* begin Exercise material *

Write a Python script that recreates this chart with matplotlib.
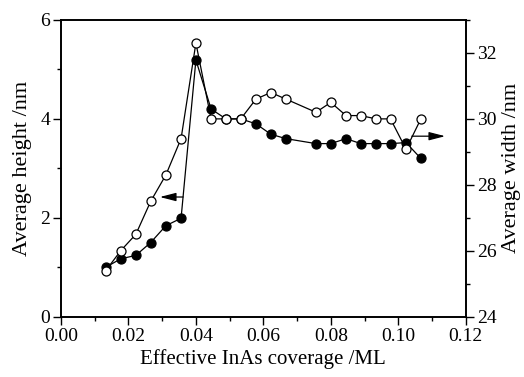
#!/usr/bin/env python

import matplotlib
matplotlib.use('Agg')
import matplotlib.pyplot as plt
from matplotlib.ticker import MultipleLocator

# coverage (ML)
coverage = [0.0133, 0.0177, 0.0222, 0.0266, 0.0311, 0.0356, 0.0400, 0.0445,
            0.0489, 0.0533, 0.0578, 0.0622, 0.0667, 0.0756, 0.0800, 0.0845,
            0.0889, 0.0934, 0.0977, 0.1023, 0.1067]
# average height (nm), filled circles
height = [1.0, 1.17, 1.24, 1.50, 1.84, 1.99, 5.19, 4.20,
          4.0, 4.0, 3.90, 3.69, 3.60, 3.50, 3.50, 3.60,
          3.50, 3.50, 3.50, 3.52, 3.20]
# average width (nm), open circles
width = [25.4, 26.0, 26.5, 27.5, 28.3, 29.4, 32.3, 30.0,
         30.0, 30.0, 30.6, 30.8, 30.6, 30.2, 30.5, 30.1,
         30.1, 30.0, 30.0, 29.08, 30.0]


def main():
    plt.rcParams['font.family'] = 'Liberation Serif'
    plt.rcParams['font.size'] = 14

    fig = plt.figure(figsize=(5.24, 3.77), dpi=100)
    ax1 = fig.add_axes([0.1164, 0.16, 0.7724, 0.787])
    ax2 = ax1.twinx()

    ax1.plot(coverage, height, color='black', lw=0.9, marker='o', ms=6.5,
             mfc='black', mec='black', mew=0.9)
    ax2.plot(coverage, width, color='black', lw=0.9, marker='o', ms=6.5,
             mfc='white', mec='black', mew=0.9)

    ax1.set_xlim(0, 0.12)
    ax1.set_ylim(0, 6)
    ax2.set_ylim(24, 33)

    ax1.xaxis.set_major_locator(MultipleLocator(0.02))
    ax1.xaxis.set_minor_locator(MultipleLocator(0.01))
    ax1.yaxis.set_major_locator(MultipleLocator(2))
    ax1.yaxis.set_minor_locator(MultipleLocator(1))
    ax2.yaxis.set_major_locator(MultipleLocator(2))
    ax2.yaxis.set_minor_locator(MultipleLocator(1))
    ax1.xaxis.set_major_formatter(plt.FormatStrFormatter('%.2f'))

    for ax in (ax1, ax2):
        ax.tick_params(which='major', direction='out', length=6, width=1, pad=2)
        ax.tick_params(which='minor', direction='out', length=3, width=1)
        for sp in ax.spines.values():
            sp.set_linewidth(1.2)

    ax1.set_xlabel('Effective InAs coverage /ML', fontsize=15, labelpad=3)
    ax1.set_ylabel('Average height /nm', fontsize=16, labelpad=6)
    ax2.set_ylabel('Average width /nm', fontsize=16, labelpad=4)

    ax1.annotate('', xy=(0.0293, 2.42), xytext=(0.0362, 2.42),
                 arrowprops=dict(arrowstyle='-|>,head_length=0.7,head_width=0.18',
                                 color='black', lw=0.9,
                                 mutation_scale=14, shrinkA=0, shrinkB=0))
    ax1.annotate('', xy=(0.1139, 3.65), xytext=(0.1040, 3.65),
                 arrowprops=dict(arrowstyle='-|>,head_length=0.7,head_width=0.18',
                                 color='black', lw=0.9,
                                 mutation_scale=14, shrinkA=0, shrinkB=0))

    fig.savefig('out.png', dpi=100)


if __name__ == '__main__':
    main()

* end Exercise material *
* begin Exercise material *

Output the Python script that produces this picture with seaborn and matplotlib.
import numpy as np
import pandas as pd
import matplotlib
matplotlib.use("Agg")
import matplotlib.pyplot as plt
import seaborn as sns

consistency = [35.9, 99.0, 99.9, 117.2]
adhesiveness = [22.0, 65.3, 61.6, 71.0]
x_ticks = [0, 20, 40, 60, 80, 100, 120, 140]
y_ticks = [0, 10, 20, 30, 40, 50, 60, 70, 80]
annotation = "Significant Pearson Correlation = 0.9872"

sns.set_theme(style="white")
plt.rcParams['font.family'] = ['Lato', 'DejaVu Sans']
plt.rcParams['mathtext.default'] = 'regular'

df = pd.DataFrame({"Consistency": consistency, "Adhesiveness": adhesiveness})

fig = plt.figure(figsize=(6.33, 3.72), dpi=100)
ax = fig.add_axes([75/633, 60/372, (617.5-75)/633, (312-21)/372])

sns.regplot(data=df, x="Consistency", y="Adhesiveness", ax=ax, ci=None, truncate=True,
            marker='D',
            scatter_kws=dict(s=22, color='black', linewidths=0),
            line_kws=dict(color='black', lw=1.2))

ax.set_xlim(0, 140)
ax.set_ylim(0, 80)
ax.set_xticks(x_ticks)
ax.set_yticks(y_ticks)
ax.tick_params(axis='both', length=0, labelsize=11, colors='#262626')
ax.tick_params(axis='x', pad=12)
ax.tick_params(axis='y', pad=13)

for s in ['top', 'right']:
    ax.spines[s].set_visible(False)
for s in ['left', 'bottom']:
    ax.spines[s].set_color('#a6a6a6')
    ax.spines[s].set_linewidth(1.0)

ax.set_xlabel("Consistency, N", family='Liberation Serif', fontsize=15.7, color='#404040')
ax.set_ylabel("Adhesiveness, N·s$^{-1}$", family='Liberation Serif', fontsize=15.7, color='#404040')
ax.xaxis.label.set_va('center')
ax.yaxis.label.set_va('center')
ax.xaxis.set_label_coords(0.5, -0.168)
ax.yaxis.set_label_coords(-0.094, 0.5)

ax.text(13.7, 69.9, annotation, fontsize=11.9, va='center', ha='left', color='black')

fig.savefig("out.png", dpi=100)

* end Exercise material *

Copy every line from the records above that contains the word "matplotlib".

• **Worked solution**
Write a Python script that recreates this chart with matplotlib.
import matplotlib
matplotlib.use('Agg')
import matplotlib.pyplot as plt
from matplotlib.ticker import MultipleLocator
Output the Python script that produces this picture with seaborn and matplotlib.
import matplotlib
matplotlib.use("Agg")
import matplotlib.pyplot as plt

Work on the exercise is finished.